**Collected data**
- - -

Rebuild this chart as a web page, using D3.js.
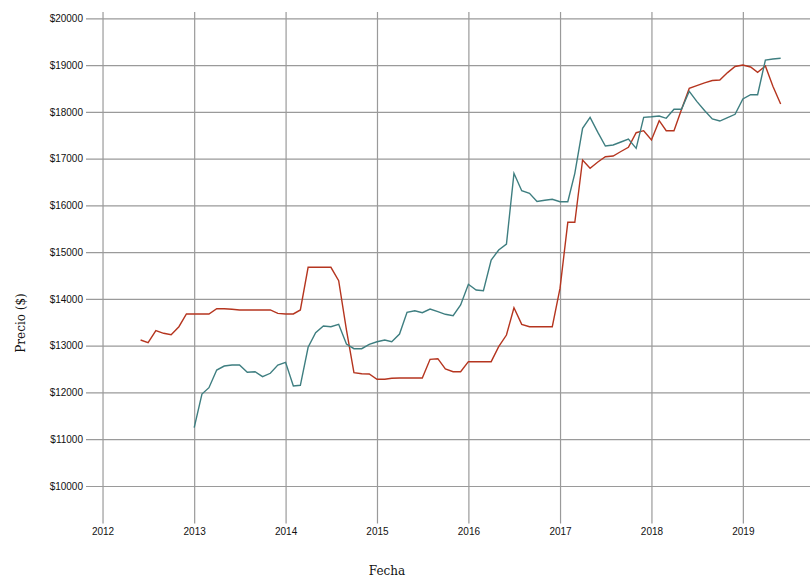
<!DOCTYPE html>
<html>
<head>
<meta charset="utf-8">
<script src="https://cdn.jsdelivr.net/npm/d3@7"></script>
<style>
  html, body { margin: 0; padding: 0; background: #fff; }
  svg { display: block; }
  .tick text { font-family: "Liberation Sans", Arial, sans-serif; font-size: 10px; fill: #111; }
  .tick line { stroke: #9a9a9a; stroke-width: 1.2; }
  .axis-title { font-family: "DejaVu Serif", serif; font-size: 12px; fill: #111; }
</style>
</head>
<body>
<svg id="chart" width="810" height="577"></svg>
<script>
// ---- data ----
const months = [
  "2012-06","2012-07","2012-08","2012-09","2012-10","2012-11","2012-12",
  "2013-01","2013-02","2013-03","2013-04","2013-05","2013-06","2013-07","2013-08","2013-09","2013-10","2013-11","2013-12",
  "2014-01","2014-02","2014-03","2014-04","2014-05","2014-06","2014-07","2014-08","2014-09","2014-10","2014-11","2014-12",
  "2015-01","2015-02","2015-03","2015-04","2015-05","2015-06","2015-07","2015-08","2015-09","2015-10","2015-11","2015-12",
  "2016-01","2016-02","2016-03","2016-04","2016-05","2016-06","2016-07","2016-08","2016-09","2016-10","2016-11","2016-12",
  "2017-01","2017-02","2017-03","2017-04","2017-05","2017-06","2017-07","2017-08","2017-09","2017-10","2017-11","2017-12",
  "2018-01","2018-02","2018-03","2018-04","2018-05","2018-06","2018-07","2018-08","2018-09","2018-10","2018-11","2018-12",
  "2019-01","2019-02","2019-03","2019-04","2019-05","2019-06"
];

// red series (starts 2012-06)
const serieRoja = [
  13122,13064,13321,13265,13235,13406,13678,
  13678,13678,13678,13791,13791,13778,13764,13764,13764,13764,13764,13690,
  13678,13678,13764,14676,14676,14676,14676,14390,13340,12422,12400,12395,
  12282,12282,12303,12310,12310,12310,12310,12709,12722,12502,12444,12444,
  12658,12658,12658,12658,12978,13228,13812,13457,13406,13406,13406,13406,
  14230,15638,15638,16970,16793,16927,17041,17056,17152,17242,17554,17597,
  17398,17811,17597,17597,18050,18503,18560,18620,18670,18680,18839,18970,
  19001,18960,18845,18980,18548,18168
];

// teal series (starts 2013-01; null before)
const serieVerde = [
  null,null,null,null,null,null,null,
  11247,11967,12102,12480,12565,12587,12587,12431,12444,12337,12410,12587,
  12645,12138,12153,12966,13278,13421,13406,13457,13036,12936,12936,13030,
  13085,13122,13085,13250,13714,13748,13705,13784,13727,13671,13641,13870,
  14313,14191,14176,14832,15046,15174,16686,16314,16258,16085,16110,16130,
  16079,16079,16686,17648,17883,17560,17270,17291,17355,17419,17220,17883,
  17895,17911,17862,18054,18054,18440,18223,18029,17850,17804,17877,17947,
  18275,18367,18367,19108,19130,19145
];

const yTickValues = [10000,11000,12000,13000,14000,15000,16000,17000,18000,19000,20000];
const xDomain = ["2011-10-27", "2019-12-31"];
const yDomain = [9198, 20135];
const xTitle = "Fecha";
const yTitle = "Precio ($)";

// ---- chart ----
const svg = d3.select("#chart");
const marginLeft = 86, marginTop = 12, plotW = 748, plotH = 511.5;
const parseMonth = d3.timeParse("%Y-%m");
const parseDay = d3.timeParse("%Y-%m-%d");

const x = d3.scaleTime().domain(xDomain.map(parseDay)).range([0, plotW]);
const y = d3.scaleLinear().domain(yDomain).range([plotH, 0]);

const g = svg.append("g").attr("transform", `translate(${marginLeft},${marginTop})`);

const xAxis = g.append("g")
  .attr("transform", `translate(0,${plotH})`)
  .call(d3.axisBottom(x).ticks(d3.timeYear.every(1)).tickFormat(d3.timeFormat("%Y")).tickSize(-plotH).tickPadding(4));
xAxis.select(".domain").remove();

const yAxis = g.append("g")
  .call(d3.axisLeft(y).tickValues(yTickValues).tickFormat(d => "$" + d).tickSize(-plotW).tickPadding(3));
yAxis.select(".domain").remove();

const dates = months.map(parseMonth);
const line = d3.line()
  .defined(d => d.v != null)
  .x(d => x(d.date))
  .y(d => y(d.v));

const series = [
  { values: serieRoja, color: "#b5351f" },
  { values: serieVerde, color: "#3e7e80" }
];
series.forEach(s => {
  g.append("path")
    .datum(dates.map((date, i) => ({ date, v: s.values[i] })))
    .attr("fill", "none")
    .attr("stroke", s.color)
    .attr("stroke-width", 1.4)
    .attr("d", line);
});

svg.append("text")
  .attr("class", "axis-title")
  .attr("x", 387).attr("y", 575)
  .attr("text-anchor", "middle")
  .text(xTitle);

svg.append("text")
  .attr("class", "axis-title")
  .attr("transform", "translate(25,323) rotate(-90)")
  .attr("text-anchor", "middle")
  .text(yTitle);
</script>
</body>
</html>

- - -

**Task directions**
Which lines include "chart"? Copy each of them out.

**The reply**
Rebuild this chart as a web page, using D3.js.
<svg id="chart" width="810" height="577"></svg>
// ---- chart ----
const svg = d3.select("#chart");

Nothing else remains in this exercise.